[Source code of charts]
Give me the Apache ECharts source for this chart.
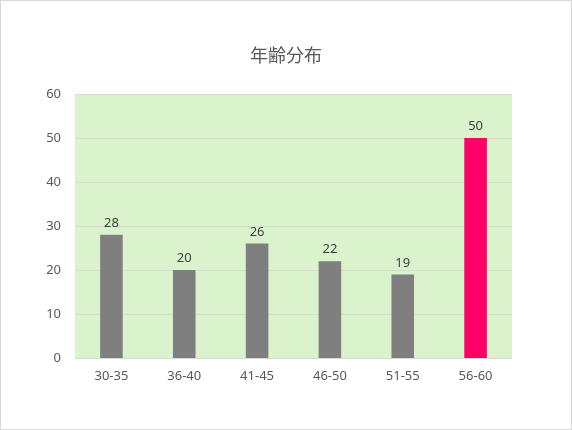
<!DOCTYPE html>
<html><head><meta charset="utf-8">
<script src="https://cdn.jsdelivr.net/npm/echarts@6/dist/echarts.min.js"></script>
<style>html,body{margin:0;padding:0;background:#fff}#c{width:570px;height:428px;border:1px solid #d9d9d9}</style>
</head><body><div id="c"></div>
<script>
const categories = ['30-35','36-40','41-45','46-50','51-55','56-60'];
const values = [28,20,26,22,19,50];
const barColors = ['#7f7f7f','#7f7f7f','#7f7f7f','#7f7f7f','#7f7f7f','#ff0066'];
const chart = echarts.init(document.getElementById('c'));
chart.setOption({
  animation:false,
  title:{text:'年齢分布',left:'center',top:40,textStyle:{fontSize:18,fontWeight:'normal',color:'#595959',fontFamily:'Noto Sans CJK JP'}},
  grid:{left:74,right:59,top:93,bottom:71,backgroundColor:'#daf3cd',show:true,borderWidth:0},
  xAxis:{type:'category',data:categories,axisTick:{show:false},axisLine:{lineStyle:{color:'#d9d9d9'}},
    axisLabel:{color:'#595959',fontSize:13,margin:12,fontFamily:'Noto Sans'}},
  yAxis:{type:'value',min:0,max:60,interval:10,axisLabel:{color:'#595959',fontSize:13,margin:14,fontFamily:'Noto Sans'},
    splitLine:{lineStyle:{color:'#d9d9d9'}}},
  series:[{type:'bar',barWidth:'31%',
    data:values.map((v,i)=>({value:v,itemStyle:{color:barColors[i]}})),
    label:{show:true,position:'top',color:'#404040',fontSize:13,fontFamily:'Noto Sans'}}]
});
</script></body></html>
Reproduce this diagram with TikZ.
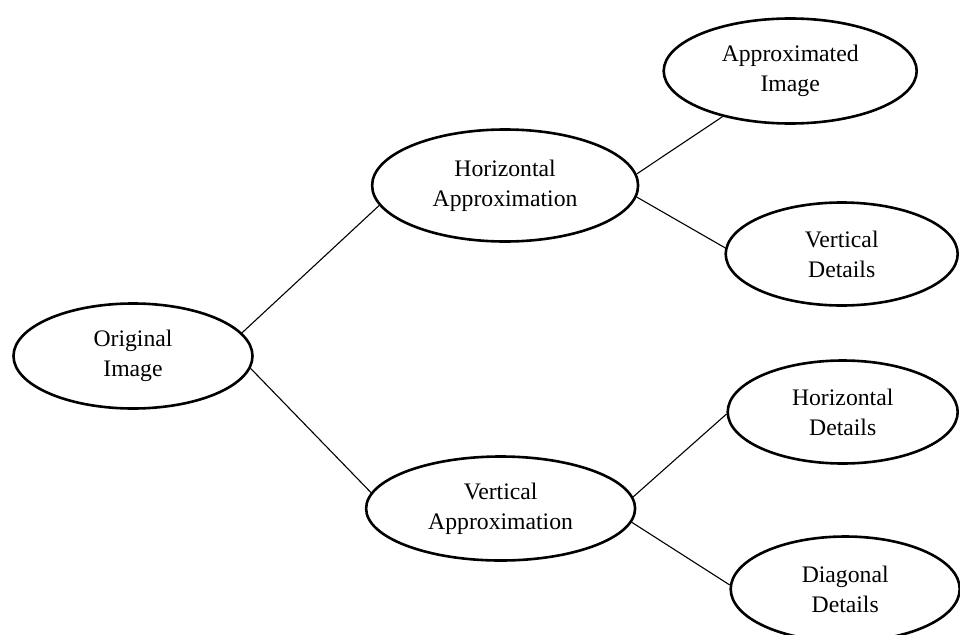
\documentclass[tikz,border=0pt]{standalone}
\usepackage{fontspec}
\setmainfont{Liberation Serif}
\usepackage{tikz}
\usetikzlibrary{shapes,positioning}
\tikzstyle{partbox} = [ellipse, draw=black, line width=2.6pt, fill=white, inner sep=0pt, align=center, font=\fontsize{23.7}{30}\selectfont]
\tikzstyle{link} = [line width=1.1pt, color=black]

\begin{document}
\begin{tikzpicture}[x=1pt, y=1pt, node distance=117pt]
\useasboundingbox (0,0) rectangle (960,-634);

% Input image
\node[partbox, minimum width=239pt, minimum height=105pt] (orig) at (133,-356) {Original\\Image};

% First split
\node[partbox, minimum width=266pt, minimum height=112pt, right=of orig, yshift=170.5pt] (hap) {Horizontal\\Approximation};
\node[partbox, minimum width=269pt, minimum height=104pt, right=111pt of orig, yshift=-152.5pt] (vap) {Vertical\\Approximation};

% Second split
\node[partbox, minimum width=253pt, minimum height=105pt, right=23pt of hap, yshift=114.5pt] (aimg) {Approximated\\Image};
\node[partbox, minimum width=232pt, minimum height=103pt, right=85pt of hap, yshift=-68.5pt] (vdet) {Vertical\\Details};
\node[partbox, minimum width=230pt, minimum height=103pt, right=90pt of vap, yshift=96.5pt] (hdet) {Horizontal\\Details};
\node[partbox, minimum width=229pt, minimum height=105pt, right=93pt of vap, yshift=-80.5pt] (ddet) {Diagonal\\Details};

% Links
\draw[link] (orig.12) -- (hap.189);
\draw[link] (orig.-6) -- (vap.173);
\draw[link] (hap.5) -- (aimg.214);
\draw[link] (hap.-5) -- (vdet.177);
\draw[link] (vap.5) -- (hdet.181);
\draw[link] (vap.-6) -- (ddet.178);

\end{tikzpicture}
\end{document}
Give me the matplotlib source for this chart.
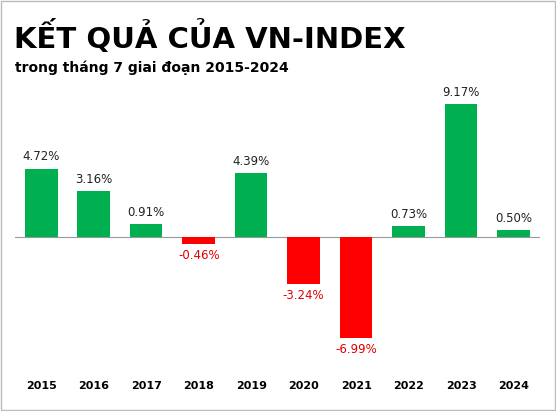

**EXERCISE OBJECTIVE**
Reproduce the records, all of them, word for word; omit the pictures.

**TASK OUTPUT**
Give me the Apache ECharts source for this chart.
<!DOCTYPE html>
<html><head><meta charset="utf-8">
<script src="https://cdn.jsdelivr.net/npm/echarts@6/dist/echarts.min.js"></script>
<style>html,body{margin:0;padding:0;background:#fff}#c{width:570px;height:428px;border:1px solid #d9d9d9}</style>
</head><body><div id="c"></div>
<script>
const categories = ['30-35','36-40','41-45','46-50','51-55','56-60'];
const values = [28,20,26,22,19,50];
const barColors = ['#7f7f7f','#7f7f7f','#7f7f7f','#7f7f7f','#7f7f7f','#ff0066'];
const chart = echarts.init(document.getElementById('c'));
chart.setOption({
  animation:false,
  title:{text:'年齢分布',left:'center',top:40,textStyle:{fontSize:18,fontWeight:'normal',color:'#595959',fontFamily:'Noto Sans CJK JP'}},
  grid:{left:74,right:59,top:93,bottom:71,backgroundColor:'#daf3cd',show:true,borderWidth:0},
  xAxis:{type:'category',data:categories,axisTick:{show:false},axisLine:{lineStyle:{color:'#d9d9d9'}},
    axisLabel:{color:'#595959',fontSize:13,margin:12,fontFamily:'Noto Sans'}},
  yAxis:{type:'value',min:0,max:60,interval:10,axisLabel:{color:'#595959',fontSize:13,margin:14,fontFamily:'Noto Sans'},
    splitLine:{lineStyle:{color:'#d9d9d9'}}},
  series:[{type:'bar',barWidth:'31%',
    data:values.map((v,i)=>({value:v,itemStyle:{color:barColors[i]}})),
    label:{show:true,position:'top',color:'#404040',fontSize:13,fontFamily:'Noto Sans'}}]
});
</script></body></html>
Reproduce this diagram with TikZ.
\documentclass[tikz,border=0pt]{standalone}
\usepackage{fontspec}
\setmainfont{Liberation Serif}
\usepackage{tikz}
\usetikzlibrary{shapes,positioning}
\tikzstyle{partbox} = [ellipse, draw=black, line width=2.6pt, fill=white, inner sep=0pt, align=center, font=\fontsize{23.7}{30}\selectfont]
\tikzstyle{link} = [line width=1.1pt, color=black]

\begin{document}
\begin{tikzpicture}[x=1pt, y=1pt, node distance=117pt]
\useasboundingbox (0,0) rectangle (960,-634);

% Input image
\node[partbox, minimum width=239pt, minimum height=105pt] (orig) at (133,-356) {Original\\Image};

% First split
\node[partbox, minimum width=266pt, minimum height=112pt, right=of orig, yshift=170.5pt] (hap) {Horizontal\\Approximation};
\node[partbox, minimum width=269pt, minimum height=104pt, right=111pt of orig, yshift=-152.5pt] (vap) {Vertical\\Approximation};

% Second split
\node[partbox, minimum width=253pt, minimum height=105pt, right=23pt of hap, yshift=114.5pt] (aimg) {Approximated\\Image};
\node[partbox, minimum width=232pt, minimum height=103pt, right=85pt of hap, yshift=-68.5pt] (vdet) {Vertical\\Details};
\node[partbox, minimum width=230pt, minimum height=103pt, right=90pt of vap, yshift=96.5pt] (hdet) {Horizontal\\Details};
\node[partbox, minimum width=229pt, minimum height=105pt, right=93pt of vap, yshift=-80.5pt] (ddet) {Diagonal\\Details};

% Links
\draw[link] (orig.12) -- (hap.189);
\draw[link] (orig.-6) -- (vap.173);
\draw[link] (hap.5) -- (aimg.214);
\draw[link] (hap.-5) -- (vdet.177);
\draw[link] (vap.5) -- (hdet.181);
\draw[link] (vap.-6) -- (ddet.178);

\end{tikzpicture}
\end{document}
Give me the matplotlib source for this chart.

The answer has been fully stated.